‘Seinfeldia’: Not quite a master of its domain
It works in the retelling, but in aiming higher, it suffers significant shrinkage
The first question that comes to mind when considering Seinfeldia: How a Show About Nothing Changed Everything is: Why now?
The short answer is, nearly 20 years after the finale of NBC’s Seinfeld aired on May 14, 1998, the TV comedy is still making oodles of money (an estimated $3 billionplus since going into syndication) and attracting new audiences around the world. Which explains why publishers were interested: There was more money to be made.
But that’s not exactly a compelling reason for readers who aren’t ardent fans.
There’s nothing breathtakingly new here about Jerry (Jerry Seinfeld), Elaine (Julia Louis-Dreyfus), George (Jason Alexander) or Kramer (Michael Richards), the quartet of Seinfeld characters whose particularly pronounced, often obsessive-compulsive and sometimes borderline personalities defied the odds, altered the TV landscape and permeated pop culture as few others have.
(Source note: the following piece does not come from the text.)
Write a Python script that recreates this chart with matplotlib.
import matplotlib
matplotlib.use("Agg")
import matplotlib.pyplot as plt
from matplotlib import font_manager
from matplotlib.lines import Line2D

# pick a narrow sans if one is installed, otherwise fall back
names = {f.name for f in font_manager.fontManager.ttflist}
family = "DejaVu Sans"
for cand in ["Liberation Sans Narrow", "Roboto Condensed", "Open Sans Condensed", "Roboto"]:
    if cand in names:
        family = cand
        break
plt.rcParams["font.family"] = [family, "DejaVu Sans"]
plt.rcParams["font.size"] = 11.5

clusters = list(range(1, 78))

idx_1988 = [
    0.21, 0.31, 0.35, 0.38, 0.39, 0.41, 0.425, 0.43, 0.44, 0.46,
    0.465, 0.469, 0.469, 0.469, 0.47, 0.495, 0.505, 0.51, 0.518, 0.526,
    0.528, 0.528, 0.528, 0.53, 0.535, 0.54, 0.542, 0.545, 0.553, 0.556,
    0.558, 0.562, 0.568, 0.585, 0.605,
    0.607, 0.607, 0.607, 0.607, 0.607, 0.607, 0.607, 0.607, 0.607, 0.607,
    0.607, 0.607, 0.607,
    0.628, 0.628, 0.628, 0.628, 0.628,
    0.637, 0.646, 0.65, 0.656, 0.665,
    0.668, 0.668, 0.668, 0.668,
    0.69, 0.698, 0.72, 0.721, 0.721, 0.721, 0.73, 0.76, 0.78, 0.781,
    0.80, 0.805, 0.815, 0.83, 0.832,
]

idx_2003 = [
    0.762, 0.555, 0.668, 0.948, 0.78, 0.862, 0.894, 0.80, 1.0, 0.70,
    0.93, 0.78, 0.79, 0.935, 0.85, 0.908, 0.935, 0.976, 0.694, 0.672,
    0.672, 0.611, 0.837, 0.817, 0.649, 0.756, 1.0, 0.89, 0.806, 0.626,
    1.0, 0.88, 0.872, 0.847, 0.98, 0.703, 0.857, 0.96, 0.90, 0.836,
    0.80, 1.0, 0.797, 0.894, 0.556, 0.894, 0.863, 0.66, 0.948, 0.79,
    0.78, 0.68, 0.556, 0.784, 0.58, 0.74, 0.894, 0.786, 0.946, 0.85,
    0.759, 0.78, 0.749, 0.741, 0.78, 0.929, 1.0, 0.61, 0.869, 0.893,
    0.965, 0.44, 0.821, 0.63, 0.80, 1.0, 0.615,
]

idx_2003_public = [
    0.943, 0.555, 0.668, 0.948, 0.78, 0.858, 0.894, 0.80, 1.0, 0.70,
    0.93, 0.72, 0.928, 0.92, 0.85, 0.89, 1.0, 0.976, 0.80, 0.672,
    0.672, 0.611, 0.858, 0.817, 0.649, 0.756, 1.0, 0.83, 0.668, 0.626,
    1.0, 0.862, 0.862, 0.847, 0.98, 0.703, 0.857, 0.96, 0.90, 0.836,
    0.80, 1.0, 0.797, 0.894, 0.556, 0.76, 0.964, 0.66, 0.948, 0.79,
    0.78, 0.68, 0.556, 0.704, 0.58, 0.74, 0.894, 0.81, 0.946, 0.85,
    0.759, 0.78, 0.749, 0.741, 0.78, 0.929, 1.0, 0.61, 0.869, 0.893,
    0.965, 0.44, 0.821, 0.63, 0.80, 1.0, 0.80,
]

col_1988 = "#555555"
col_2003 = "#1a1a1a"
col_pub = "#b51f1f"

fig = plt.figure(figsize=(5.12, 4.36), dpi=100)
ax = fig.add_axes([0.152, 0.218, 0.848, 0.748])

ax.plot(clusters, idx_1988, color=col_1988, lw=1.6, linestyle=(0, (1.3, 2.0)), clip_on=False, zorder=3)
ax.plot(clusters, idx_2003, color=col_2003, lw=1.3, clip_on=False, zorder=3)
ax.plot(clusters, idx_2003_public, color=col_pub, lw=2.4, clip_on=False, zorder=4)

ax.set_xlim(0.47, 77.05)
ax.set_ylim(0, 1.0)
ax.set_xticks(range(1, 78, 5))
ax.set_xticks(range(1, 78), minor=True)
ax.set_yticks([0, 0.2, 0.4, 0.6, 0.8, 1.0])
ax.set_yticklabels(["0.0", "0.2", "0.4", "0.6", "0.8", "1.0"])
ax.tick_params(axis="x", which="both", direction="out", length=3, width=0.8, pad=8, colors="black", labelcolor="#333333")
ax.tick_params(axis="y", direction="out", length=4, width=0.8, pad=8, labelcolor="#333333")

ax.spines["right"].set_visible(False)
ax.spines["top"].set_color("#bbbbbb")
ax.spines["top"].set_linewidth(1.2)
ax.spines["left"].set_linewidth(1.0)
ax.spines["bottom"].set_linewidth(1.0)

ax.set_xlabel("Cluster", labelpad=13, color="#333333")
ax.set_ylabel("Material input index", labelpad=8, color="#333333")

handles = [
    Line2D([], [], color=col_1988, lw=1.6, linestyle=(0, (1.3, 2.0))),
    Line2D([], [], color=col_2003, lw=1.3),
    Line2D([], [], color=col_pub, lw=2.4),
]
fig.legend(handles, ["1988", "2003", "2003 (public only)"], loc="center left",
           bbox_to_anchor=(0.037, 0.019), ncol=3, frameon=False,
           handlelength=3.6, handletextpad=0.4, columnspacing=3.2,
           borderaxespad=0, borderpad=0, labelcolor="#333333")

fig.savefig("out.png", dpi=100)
Having said that … Jennifer Keishin Armstrong, a TV columnist who spent a decade at Entertainment Weekly, does an often charming job of deconstructing the groundbreaking creation of Larry David and Jerry Seinfeld. When the book succeeds, it’s in the retelling, with its greatest contribution found in the behind-the-scenes conversations in the writers’ room.
But Armstrong ’s apparent need to justify the book’s title proves to be its weakest link. She opens Seinfeldia (Simon & Schuster, 270 pp., out of four) by explaining: “Almost from the beginning, Seinfeld has generated a special dimension of existence, somewhere between the show itself and real life, that I’ve come to call ‘Seinfeldia.’ ” It’s a place, she says, that carries on without its creators, fueled in large part by syndicated reruns and “a religious fan base bent on ritually resurrecting the show’s touchstone moments via cocktail-party recitations.”
One could, of course, say the same thing about Star Trek, though there’s no arguing that ex- pressions like “yada yada yada” and “not that there’s anything wrong with that” are more common in everyday parlance than “Live long and prosper” and “Make it so.”
So Armstrong doubles down on the lives of people such as Kenny Kramer, one-time neighbor to Larry David who provided the inspiration for Cosmo Kramer. The real Kramer, unlike the infamous real-life “Soup Nazi,” Ali “Al” Yeganeh, did his best to parlay his association with the show into a full-time business, complete with his own Seinfeld reality bus tour. “He would, in time,” Armstrong says, “become a symbol of that new dimension, the first person who could pass freely from real life into ‘Seinfeldia’ and back again.”
The heart of Armstrong ’s book and its most engaging quality is how it all came to be: the Seinfeld rules of the road that seemed to be without rules; the actors who left their indelible mark (Bryan Cranston as dentist Tim Whatley, Teri Hatcher as one of Jerry’s “spectacular” girlfriends) and the parade of moments about nothing that really turned out to be something.